Exercise directions: List each line of the data that holds the string "matplotlib".

Data:
— begin —
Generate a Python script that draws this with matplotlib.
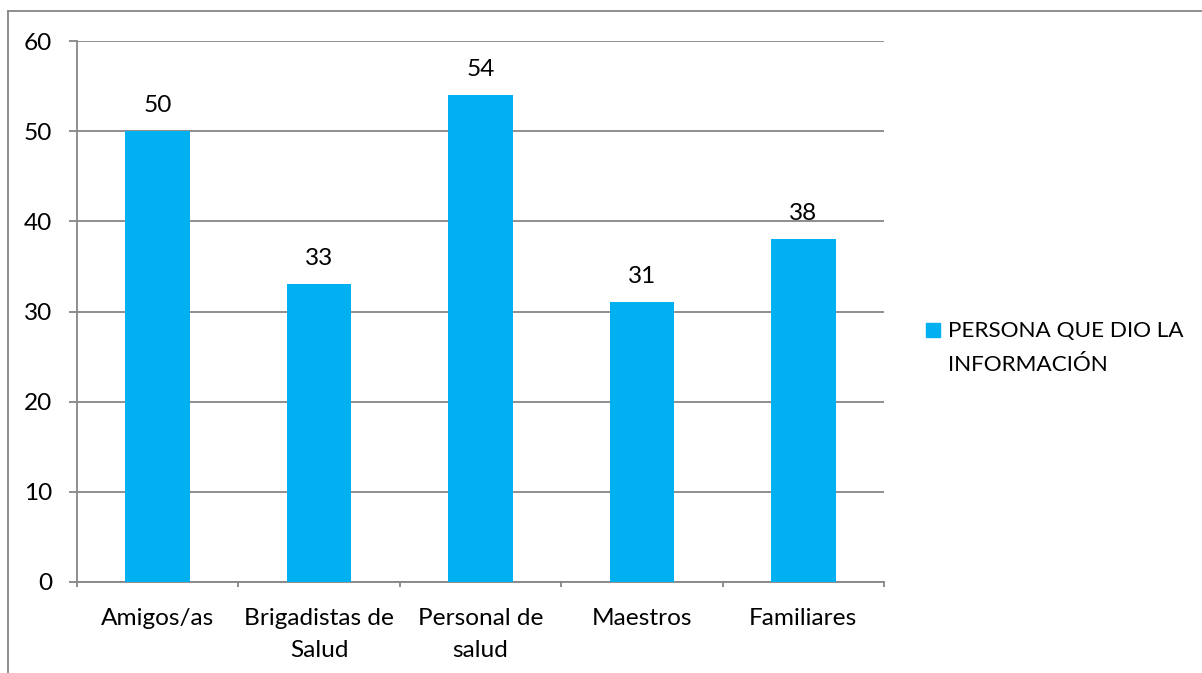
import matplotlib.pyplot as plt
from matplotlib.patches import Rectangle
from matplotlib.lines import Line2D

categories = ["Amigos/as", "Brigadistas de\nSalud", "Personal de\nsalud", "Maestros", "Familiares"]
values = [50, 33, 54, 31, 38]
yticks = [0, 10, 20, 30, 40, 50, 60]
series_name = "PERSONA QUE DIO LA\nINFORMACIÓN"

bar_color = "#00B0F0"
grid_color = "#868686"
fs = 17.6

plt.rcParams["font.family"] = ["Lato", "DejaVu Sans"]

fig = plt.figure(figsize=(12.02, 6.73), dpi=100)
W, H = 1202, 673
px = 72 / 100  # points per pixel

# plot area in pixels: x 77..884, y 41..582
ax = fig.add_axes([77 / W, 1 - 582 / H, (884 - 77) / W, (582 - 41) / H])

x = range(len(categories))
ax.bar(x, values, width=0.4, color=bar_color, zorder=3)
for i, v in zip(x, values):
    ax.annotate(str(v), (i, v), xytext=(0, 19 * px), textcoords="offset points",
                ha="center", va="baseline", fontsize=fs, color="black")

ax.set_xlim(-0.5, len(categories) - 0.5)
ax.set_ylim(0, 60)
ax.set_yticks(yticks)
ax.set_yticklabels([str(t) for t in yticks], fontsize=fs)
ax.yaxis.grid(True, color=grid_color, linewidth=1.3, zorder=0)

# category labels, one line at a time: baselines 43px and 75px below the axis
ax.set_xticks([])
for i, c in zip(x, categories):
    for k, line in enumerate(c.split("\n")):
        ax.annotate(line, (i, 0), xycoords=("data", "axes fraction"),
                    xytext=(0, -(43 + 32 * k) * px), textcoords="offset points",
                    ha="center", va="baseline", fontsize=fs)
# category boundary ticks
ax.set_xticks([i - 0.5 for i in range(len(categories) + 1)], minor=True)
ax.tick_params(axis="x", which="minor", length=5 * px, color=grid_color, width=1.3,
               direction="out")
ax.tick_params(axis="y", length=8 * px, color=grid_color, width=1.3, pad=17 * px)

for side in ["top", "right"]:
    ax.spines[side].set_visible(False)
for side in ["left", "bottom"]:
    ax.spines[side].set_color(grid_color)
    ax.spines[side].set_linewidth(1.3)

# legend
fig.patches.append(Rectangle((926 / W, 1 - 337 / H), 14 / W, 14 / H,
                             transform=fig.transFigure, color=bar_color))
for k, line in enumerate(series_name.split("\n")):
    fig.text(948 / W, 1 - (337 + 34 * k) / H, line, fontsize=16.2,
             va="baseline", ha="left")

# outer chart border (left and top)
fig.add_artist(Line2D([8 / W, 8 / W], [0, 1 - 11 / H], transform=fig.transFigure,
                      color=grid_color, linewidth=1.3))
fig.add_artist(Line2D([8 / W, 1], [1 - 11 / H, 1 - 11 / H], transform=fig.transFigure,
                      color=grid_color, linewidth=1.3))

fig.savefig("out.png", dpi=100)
— end —
Output of the task:
Generate a Python script that draws this with matplotlib.
import matplotlib.pyplot as plt
from matplotlib.patches import Rectangle
from matplotlib.lines import Line2D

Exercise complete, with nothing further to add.